The Kenyan leader expressed his concerns over the increasing extremities in global and regional climates. Events such as droughts and floods, which are becoming more frequent, pose challenges to energy planning and management across the continent.
Given the sensitive nature of hydroelectric output to climate variations, Ruto called for comprehensive reviews on the projected impacts of climate change on Africa’s hydropower prospects. He flagged potential benefits for East Africa from a wetter climate, while southern and western regions might face challenges due to anticipated drier conditions.
Notably, the president pinpointed countries like the Democratic Republic of Congo, Ethiopia, and Uganda as more susceptible to these climate shifts due to their heavy reliance on hydropower.
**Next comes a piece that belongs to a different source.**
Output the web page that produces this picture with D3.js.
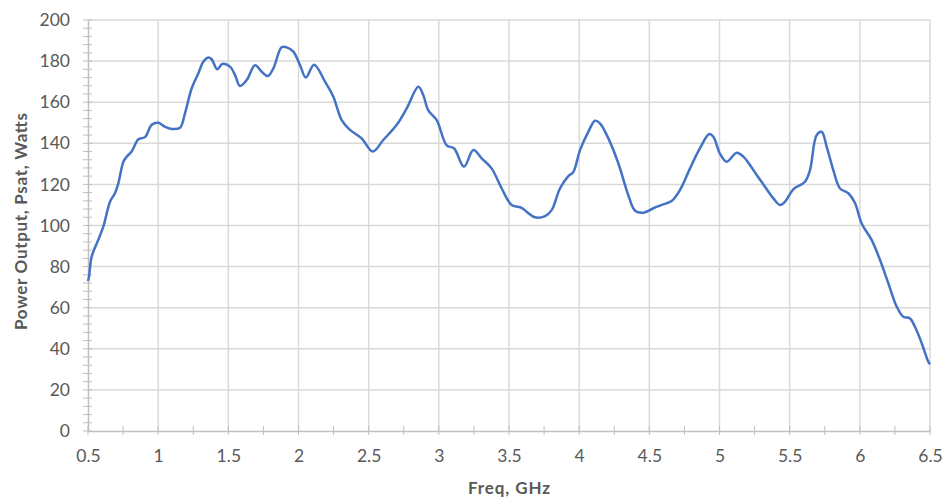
<!DOCTYPE html>
<html>
<head>
<meta charset="utf-8">
<script src="https://cdn.jsdelivr.net/npm/d3@7"></script>
<style>
  body { margin: 0; background: #fff; }
  svg text { font-family: Lato, "Open Sans", "Liberation Sans", sans-serif; }
</style>
</head>
<body>
<div id="chart"></div>
<script>
// Power output vs frequency
const freqGHz = [
  0.5, 0.507, 0.526, 0.573, 0.609, 0.657, 0.692, 0.716, 0.752, 0.776, 0.811, 0.859, 0.906, 0.954,
  1.001, 1.049, 1.096, 1.156, 1.191, 1.239, 1.286, 1.322, 1.357, 1.381, 1.421, 1.457, 1.512,
  1.548, 1.583, 1.631, 1.690, 1.738, 1.781, 1.821, 1.880, 1.916, 1.963, 2.011, 2.052, 2.111,
  2.189, 2.248, 2.308, 2.367, 2.450, 2.529, 2.604, 2.700, 2.771, 2.854, 2.889, 2.925, 2.985,
  3.056, 3.108, 3.179, 3.246, 3.305, 3.376, 3.448, 3.519, 3.590, 3.626, 3.685, 3.757, 3.804,
  3.863, 3.923, 3.958, 4.006, 4.065, 4.113, 4.148, 4.208, 4.279, 4.350, 4.398, 4.457, 4.529,
  4.588, 4.659, 4.719, 4.790, 4.861, 4.927, 4.956, 5.003, 5.051, 5.122, 5.170, 5.217, 5.265,
  5.324, 5.384, 5.431, 5.467, 5.526, 5.609, 5.645, 5.692, 5.728, 5.764, 5.811, 5.859, 5.918,
  5.966, 6.013, 6.084, 6.144, 6.203, 6.263, 6.310, 6.358, 6.393, 6.441, 6.488, 6.5
];
const psatWatts = [
  73, 75, 84.8, 93, 99.4, 111.6, 115.7, 120.5, 131, 133.5, 136, 142, 143, 149,
  150, 148, 147, 147.6, 154.6, 166.8, 174, 179.7, 181.8, 180.9, 176, 178.6, 177.3,
  173.2, 167.9, 170.8, 178, 174.8, 172.7, 176.5, 186.7, 186.7, 184.6, 178, 172, 178.2,
  170, 162.7, 151.3, 146.5, 142.4, 136, 141.6, 149, 157, 167.5, 163.5, 156, 151.3,
  139, 137.6, 128.6, 136.7, 132.7, 127.8, 118, 110, 108.6, 106.7, 104, 104.6, 107.5,
  118, 124, 126, 136.7, 145.6, 151, 149.7, 142.4, 130.3, 114.8, 107.2, 106.2, 108.4,
  110, 111.9, 117.3, 127.8, 137.6, 144.5, 143.2, 135, 131, 135.4, 133.5, 129.4, 124.6,
  118.9, 113.2, 110, 111.6, 117.6, 121.3, 127, 144, 145.6, 138.3, 127, 118, 115.7,
  110.8, 101, 93, 83.2, 71.9, 60.5, 55.6, 54.8, 50.7, 42.7, 33.7, 32.5
];
const xTicks = [0.5, 1, 1.5, 2, 2.5, 3, 3.5, 4, 4.5, 5, 5.5, 6, 6.5];
const yTicks = [0, 20, 40, 60, 80, 100, 120, 140, 160, 180, 200];

const data = freqGHz.map((f, i) => ({ f, p: psatWatts[i] }));

const W = 951, H = 499;
const margin = { top: 20, right: 21, bottom: 68, left: 88 };
const width = W - margin.left - margin.right;
const height = H - margin.top - margin.bottom;

const svg = d3.select('#chart')
  .append('svg')
  .attr('width', W)
  .attr('height', H)
  .append('g')
  .attr('transform', `translate(${margin.left},${margin.top})`);

const x = d3.scaleLinear().domain([0.5, 6.5]).range([0, width]);
const y = d3.scaleLinear().domain([0, 200]).range([height, 0]);

// Gridlines
svg.append('g')
  .selectAll('line')
  .data(yTicks.slice(1))
  .enter()
  .append('line')
  .attr('x1', 0).attr('x2', width)
  .attr('y1', d => y(d)).attr('y2', d => y(d))
  .attr('stroke', '#d9d9d9').attr('stroke-width', 1.5);

svg.append('g')
  .selectAll('line')
  .data(xTicks.slice(1))
  .enter()
  .append('line')
  .attr('x1', d => x(d)).attr('x2', d => x(d))
  .attr('y1', 0).attr('y2', height)
  .attr('stroke', '#d9d9d9').attr('stroke-width', 1.5);

// Minor ticks crossing the axes
svg.append('g')
  .selectAll('line')
  .data(d3.range(0, 201, 4))
  .enter()
  .append('line')
  .attr('x1', -5).attr('x2', 4)
  .attr('y1', d => y(d)).attr('y2', d => y(d))
  .attr('stroke', '#bfbfbf').attr('stroke-width', 1);

svg.append('g')
  .selectAll('line')
  .data(d3.range(0.5, 6.51, 0.25))
  .enter()
  .append('line')
  .attr('x1', d => x(d)).attr('x2', d => x(d))
  .attr('y1', height - 5).attr('y2', height + 4)
  .attr('stroke', '#bfbfbf').attr('stroke-width', 1);

// Axes
const xAxis = svg.append('g')
  .attr('transform', `translate(0,${height})`)
  .call(d3.axisBottom(x).tickValues(xTicks).tickSize(0).tickPadding(19).tickFormat(d3.format('')));

const yAxis = svg.append('g')
  .call(d3.axisLeft(y).tickValues(yTicks).tickSize(0).tickPadding(18));

xAxis.select('.domain').attr('stroke', '#bfbfbf').attr('stroke-width', 1.5);
yAxis.select('.domain').attr('stroke', '#bfbfbf').attr('stroke-width', 1.5);
svg.selectAll('.tick text')
  .style('font-size', '17.5px')
  .style('fill', '#595959');

// Line
const line = d3.line()
  .x(d => x(d.f))
  .y(d => y(d.p))
  .curve(d3.curveCatmullRom.alpha(0.5));

svg.append('path')
  .datum(data)
  .attr('fill', 'none')
  .attr('stroke', '#4472c4')
  .attr('stroke-width', 2.5)
  .attr('stroke-linejoin', 'round')
  .attr('d', line);

// Axis titles
svg.append('text')
  .attr('x', x(3.5))
  .attr('y', height + 63)
  .attr('text-anchor', 'middle')
  .attr('textLength', 82)
  .attr('lengthAdjust', 'spacing')
  .style('font-size', '17px')
  .style('font-weight', '700')
  .style('fill', '#595959')
  .text('Freq, GHz');

svg.append('text')
  .attr('transform', `translate(${-61},${height / 2 - 4}) rotate(-90)`)
  .attr('text-anchor', 'middle')
  .attr('textLength', 217)
  .attr('lengthAdjust', 'spacing')
  .style('font-size', '17px')
  .style('font-weight', '700')
  .style('fill', '#595959')
  .text('Power Output, Psat, Watts');
</script>
</body>
</html>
He commended Kenya’s efforts in diversifying its energy mix, heralding its ambitions for 100% renewable energy by 2030.
Ruto was optimistic about the prospects of renewable energy, viewing it as a catalyst for radical socio-economic growth.
“Africa can power all its energy needs sustainably,” he stated, indicating the abundant resources of wind, solar, geothermal, and biomass available.
Highlighting Kenya’s success, Ruto mentioned that the country’s national grid currently operates at 3 Giga Watts, with a staggering 92% derived from renewable sources.
However, he also pointed out the stark reality with nearly 600 million Africans still without electricity access. The Kenyan president concluded with a call for African leaders to rally behind sustainable solutions, emphasizing investment in renewable energy, green industrialization, and nature conservation.